Sylvinho tra Gattuso e Mancini:
«E vi svelo il futuro di Messi»

Sylvinho tra Gattuso e Mancini: «E vi svelo il futuro di Messi»
di Bruno Majorano
Lunedì 4 Gennaio 2021, 18:00
4 Minuti di Lettura

Da calciatore ha vinto tutto, e da allenatore sta provando a mettere in pratica tutto quello che ha rubato qua e là nelle sue tante esperienze in campo. Sylvinho ha fatto la sua prima esperienza in panchina come vice di Roberto Mancini all’Inter, dal 2014 al 2016, poi è stato collaboratore di Tite con il Brasile e lo scorso anno ha guidato il Lione fino all’esonero di ottobre. 

E ora?
Ho tanta voglia di mettere in pratica tutto il lavoro e l’esperienza che ho accumulato negli anni. Fortunamente ho giocato in tanti campionati e questa cosa mi ha dato tanto».

Serie A?
«Magari, mi piacerebbe tanto. Ma una cosa è certa: la mia prossima scelta sarà la più importante. Devo scegliere un bel protetto e per questo mi sto facendo seguire dalla Giulianisportsltd che ha occhi aperti sull’Italia e non solo».
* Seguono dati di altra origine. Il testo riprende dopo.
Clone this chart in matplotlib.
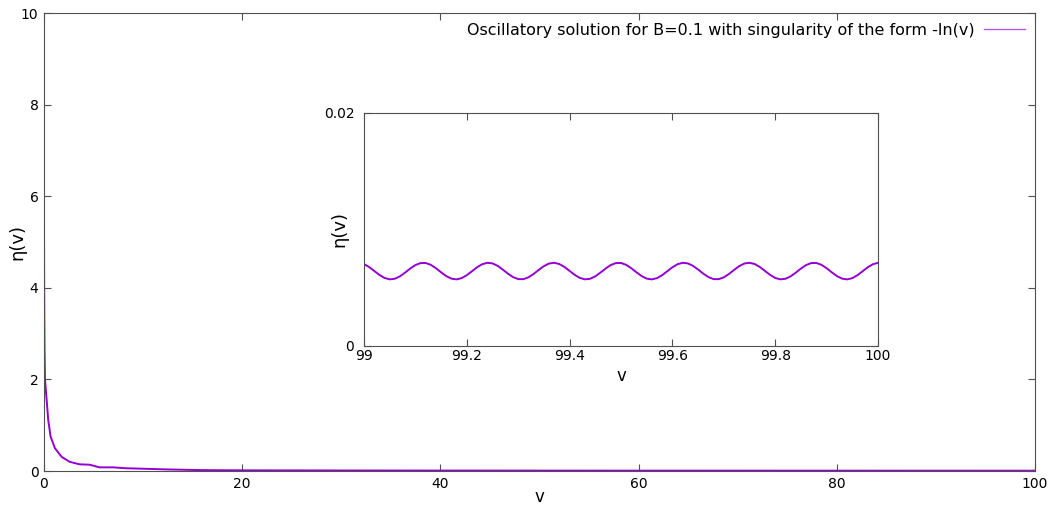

A proposito di serie A: che idea si sta facendo di questo campionato?
«Da sempre quello italiano è un campionato difficile e in questo momento è ancora più aperto e combattuto. Pioli è un grande allenatore e con un fuoriclasse come Ibra non mi stupisce che il Milan sia lassù».

E il Napoli?
«Gattuso sta facendo un lavoro molto interessante. Ma non mi stupisce, perché lo ricordo già dai tempi del Milan e lo seguivo. Mi piacevano i suoi metodi. E poi è un maniaco dell’organizzazione di squadra: si vede la sua personalità nella squadra. Da calciatore abbiamo giocato contro in Champions ed era uno tosto. Ma per me Napoli vuol dire anche ricordi del passato».

Davvero?
«Da ragazzino guardavo tantissimo le partite della squadra di Maradona perché con lui c’erano due brasiliani come Alemao e Careca che mi piacevano tantissimo».

Poi il Napoli è stato sulla sua strada da allenatore, quando era all’Inter con Mancini...
«La nostra era un’altra Inter rispetto a oggi: eravamo in ricostruzione. Eppure per 12-13 giornate siamo stati in testa, poi la Juve era troppo più forte e ci ha ripreso. L’unica che sembrava potesse tenere testa ai bianconeri era il Napoli che stava sempre lì a combattere per il titolo.  Con Sarri la squadra girava alla grande, giocavano a due tocchi e con Jorginho in mezzo al campo erano infermabili».

A proposito di Mancini: oggi come lo vede sulla panchina della Nazionale?
«Roberto è un vincente.

L’ho pensato fin dal primo giorno in cui l’ho avuto come allenatore al Manchester City. Ha una personalità molto forte, ma allo stesso tempo è tranquillo. Sono contento che la gente in Italia lo stia davvero apprezzando».

La sua qualità migliore?
«È un grandissimo gestore del gruppo. Caratterialmente è fortissimo e poi capisce molto bene gli umori dei calciatori. È tranquillo e crea una grande empatia con i suoi ragazzi».

Rispetto a quando era con lei in panchina lo vede diverso? 
«Sta attraversando un momento incredibile e infatti è più tranquillo e più sereno. Prima non era così. Ha pedalato tanto e ha vinto tanto. Sta vivendo un periodo brillante». 

Ha giocato per tanti anni con Messi al Barcellona: si è fatto un’idea sul suo futuro?
«Premessa: Messi è sempre stato un po’ introverso, quindi riuscire a capire quello che pensa è quasi più difficile di provare a togliergli il pallone. Fino a due anni fa sembrava impossibile immaginarlo fuori da Barcellona, mentre ora è davvero imprevedibile quello che farà. Penso che i prossimi mesi saranno decisivi».

In campo cosa vuol dire allenarsi con Messi?
«Impressiona la facilità che ha di vedere la porta da qualunque parte del campo. Ricordo che quando aveva 16 anni giocavamo 4 contro 4 in allenamento a campo ridotto e lui era capace di segnare 8-9 gol in pochissimi minuti. Dribbling secco e tiro in porta. Non vedevo qualcosa di così affascinante dai tempi di Ronaldinho. Per Leo tutto diventa molto semplice. E poi ha una testa incredibile: vuole caricarsi sempre la responsabilità della squadra sulle proprie spalle».

Se dovesse paragonare qualcuno a Messi?
«Senza dubbio Ibra. L’ho sempre avuto come avversario, ma ho notato subito quanto fosse un campione assoluto. Ha due cose in testa: segnare e vincere. Il resto non conta».